● **Exercise aim**: Transcribe the listing that follows in full, omitting pictures.

● **Data block**:
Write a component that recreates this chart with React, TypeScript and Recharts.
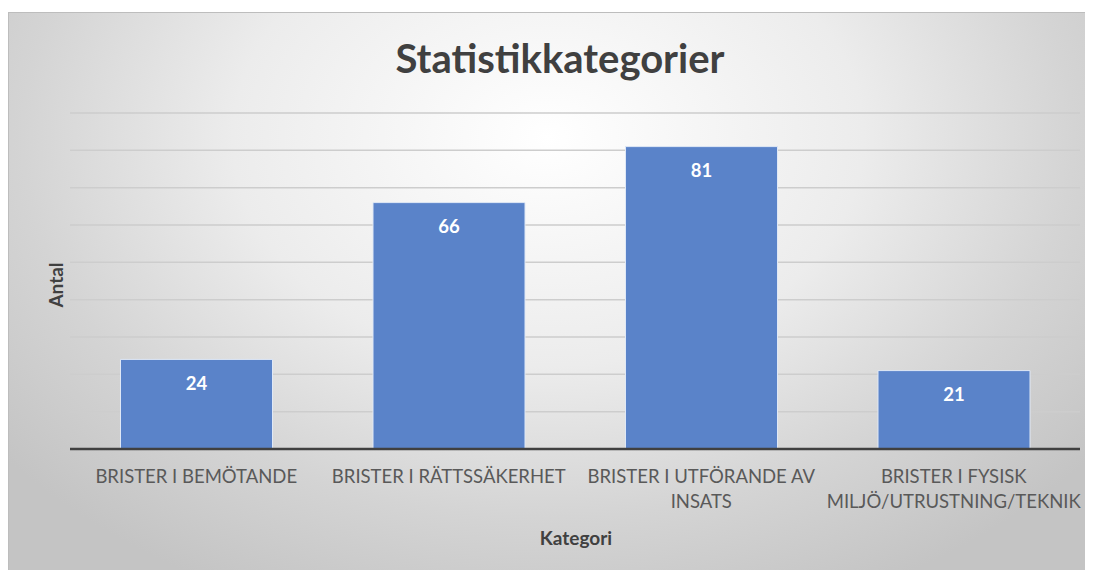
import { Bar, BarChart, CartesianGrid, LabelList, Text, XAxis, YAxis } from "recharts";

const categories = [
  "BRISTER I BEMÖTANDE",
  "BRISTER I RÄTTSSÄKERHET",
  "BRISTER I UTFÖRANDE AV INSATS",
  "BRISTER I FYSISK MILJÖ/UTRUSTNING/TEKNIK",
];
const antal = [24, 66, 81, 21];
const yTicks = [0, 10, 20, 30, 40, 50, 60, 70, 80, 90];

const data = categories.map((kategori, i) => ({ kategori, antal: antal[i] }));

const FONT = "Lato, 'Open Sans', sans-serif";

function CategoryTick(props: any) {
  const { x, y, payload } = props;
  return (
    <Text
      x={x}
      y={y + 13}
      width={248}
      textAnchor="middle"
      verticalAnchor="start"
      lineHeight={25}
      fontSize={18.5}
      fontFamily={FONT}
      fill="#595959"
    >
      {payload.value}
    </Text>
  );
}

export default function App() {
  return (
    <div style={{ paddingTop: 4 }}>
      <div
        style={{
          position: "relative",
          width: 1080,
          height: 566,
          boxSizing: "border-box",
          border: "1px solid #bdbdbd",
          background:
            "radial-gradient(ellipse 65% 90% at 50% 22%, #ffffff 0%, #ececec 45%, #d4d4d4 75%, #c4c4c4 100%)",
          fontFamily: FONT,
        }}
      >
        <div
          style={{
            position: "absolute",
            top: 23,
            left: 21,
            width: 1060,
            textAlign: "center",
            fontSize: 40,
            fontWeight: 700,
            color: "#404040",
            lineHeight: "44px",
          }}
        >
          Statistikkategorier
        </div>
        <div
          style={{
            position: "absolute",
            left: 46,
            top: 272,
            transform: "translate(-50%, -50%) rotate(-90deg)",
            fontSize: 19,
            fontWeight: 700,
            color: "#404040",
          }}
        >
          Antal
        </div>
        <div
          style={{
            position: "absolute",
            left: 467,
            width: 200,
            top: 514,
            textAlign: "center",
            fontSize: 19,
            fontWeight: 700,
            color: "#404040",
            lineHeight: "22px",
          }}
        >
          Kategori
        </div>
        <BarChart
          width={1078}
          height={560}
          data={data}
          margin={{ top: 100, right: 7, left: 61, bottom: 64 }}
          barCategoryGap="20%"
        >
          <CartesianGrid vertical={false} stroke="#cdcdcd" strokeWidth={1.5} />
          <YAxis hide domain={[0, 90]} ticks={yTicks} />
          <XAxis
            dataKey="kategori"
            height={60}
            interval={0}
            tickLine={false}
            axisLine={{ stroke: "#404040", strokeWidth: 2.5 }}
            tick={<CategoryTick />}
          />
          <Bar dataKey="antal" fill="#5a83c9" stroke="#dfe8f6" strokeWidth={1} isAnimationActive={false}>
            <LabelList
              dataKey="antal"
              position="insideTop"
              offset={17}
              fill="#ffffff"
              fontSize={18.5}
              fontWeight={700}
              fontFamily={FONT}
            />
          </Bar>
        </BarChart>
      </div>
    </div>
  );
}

● **Solution below**:
Write a component that recreates this chart with React, TypeScript and Recharts.
import { Bar, BarChart, CartesianGrid, LabelList, Text, XAxis, YAxis } from "recharts";

const categories = [
  "BRISTER I BEMÖTANDE",
  "BRISTER I RÄTTSSÄKERHET",
  "BRISTER I UTFÖRANDE AV INSATS",
  "BRISTER I FYSISK MILJÖ/UTRUSTNING/TEKNIK",
];
const antal = [24, 66, 81, 21];
const yTicks = [0, 10, 20, 30, 40, 50, 60, 70, 80, 90];

const data = categories.map((kategori, i) => ({ kategori, antal: antal[i] }));

const FONT = "Lato, 'Open Sans', sans-serif";

function CategoryTick(props: any) {
  const { x, y, payload } = props;
  return (
    <Text
      x={x}
      y={y + 13}
      width={248}
      textAnchor="middle"
      verticalAnchor="start"
      lineHeight={25}
      fontSize={18.5}
      fontFamily={FONT}
      fill="#595959"
    >
      {payload.value}
    </Text>
  );
}

export default function App() {
  return (
    <div style={{ paddingTop: 4 }}>
      <div
        style={{
          position: "relative",
          width: 1080,
          height: 566,
          boxSizing: "border-box",
          border: "1px solid #bdbdbd",
          background:
            "radial-gradient(ellipse 65% 90% at 50% 22%, #ffffff 0%, #ececec 45%, #d4d4d4 75%, #c4c4c4 100%)",
          fontFamily: FONT,
        }}
      >
        <div
          style={{
            position: "absolute",
            top: 23,
            left: 21,
            width: 1060,
            textAlign: "center",
            fontSize: 40,
            fontWeight: 700,
            color: "#404040",
            lineHeight: "44px",
          }}
        >
          Statistikkategorier
        </div>
        <div
          style={{
            position: "absolute",
            left: 46,
            top: 272,
            transform: "translate(-50%, -50%) rotate(-90deg)",
            fontSize: 19,
            fontWeight: 700,
            color: "#404040",
          }}
        >
          Antal
        </div>
        <div
          style={{
            position: "absolute",
            left: 467,
            width: 200,
            top: 514,
            textAlign: "center",
            fontSize: 19,
            fontWeight: 700,
            color: "#404040",
            lineHeight: "22px",
          }}
        >
          Kategori
        </div>
        <BarChart
          width={1078}
          height={560}
          data={data}
          margin={{ top: 100, right: 7, left: 61, bottom: 64 }}
          barCategoryGap="20%"
        >
          <CartesianGrid vertical={false} stroke="#cdcdcd" strokeWidth={1.5} />
          <YAxis hide domain={[0, 90]} ticks={yTicks} />
          <XAxis
            dataKey="kategori"
            height={60}
            interval={0}
            tickLine={false}
            axisLine={{ stroke: "#404040", strokeWidth: 2.5 }}
            tick={<CategoryTick />}
          />
          <Bar dataKey="antal" fill="#5a83c9" stroke="#dfe8f6" strokeWidth={1} isAnimationActive={false}>
            <LabelList
              dataKey="antal"
              position="insideTop"
              offset={17}
              fill="#ffffff"
              fontSize={18.5}
              fontWeight={700}
              fontFamily={FONT}
            />
          </Bar>
        </BarChart>
      </div>
    </div>
  );
}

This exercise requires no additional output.